The kiwi fell as low as 73.21 US cents from 74.23 cents immediately before the central bank’s statement at 9am.
It dropped to a seven-week low of 92.50 Australian cents from 93.39 cents.
The two-year swap rate declined seven basis points to 3.55 per cent as traders increased bets the bank could lower the official cash rate from 3.5 per cent.
The NZ Reserve Bank kept interest rates on hold at 3.5 per cent, following speculation that it would cut rates.
Governor Graeme Wheeler said inflation could turn negative and its return to within the bank’s 1-3 per cent target band may occur “more gradually that previously anticipated”.
While he was cautiously optimistic about the NZ economy, he said the NZ dollar was too expensive.
“While the New Zealand dollar has eased recently, we believe the exchange rate remains unjustified in terms of current economic conditions, particularly export prices, and unsustainable in terms of New Zealand’s long-term economic fundamentals. We expect to see a further significant depreciation.”
“We expect to keep the OCR on hold for some time. Future interest rate adjustments, either up or down, will depend on the emerging flow of economic data,” he said.
That marks a significant shift in the language of the Reserve Bank, which hasn’t cut interest rates since since former governor Alan Bollard slashed the OCR to a record low 2.5 per cent in March 2011.

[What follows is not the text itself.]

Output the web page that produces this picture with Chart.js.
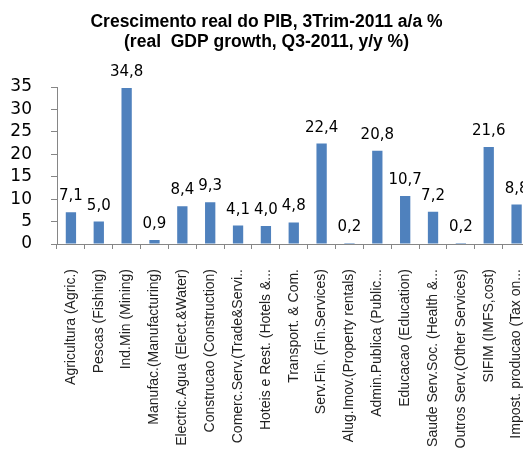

In last month’s monetary policy statement, Mr Wheeler reiterated that hikes in the OCR were “expected to be required at a later stage”.
“The explicit allowance for the OCR to decrease is more dovish than the purely neutral bias the market had expected,” said Westpac’s Imre Speizer.
“This is a watershed moment – the RBNZ has held a tightening bias in one form or another since July 2013.”
Westpac expects an increase in the OCR in June 2016, but with a 20 per cent probability of a rate cut.
Traders say the kiwi may have further to fall, given increased prospects of a rate cut and the central bank’s reiteration that the kiwi remains “unjustifiably high” and that it expects to see “a further significant depreciation”.
“That could see the kiwi move toward the bottom of the band, 72 to 73 US cents, in the next couple of weeks,” said ASB’s Tim Kelleher.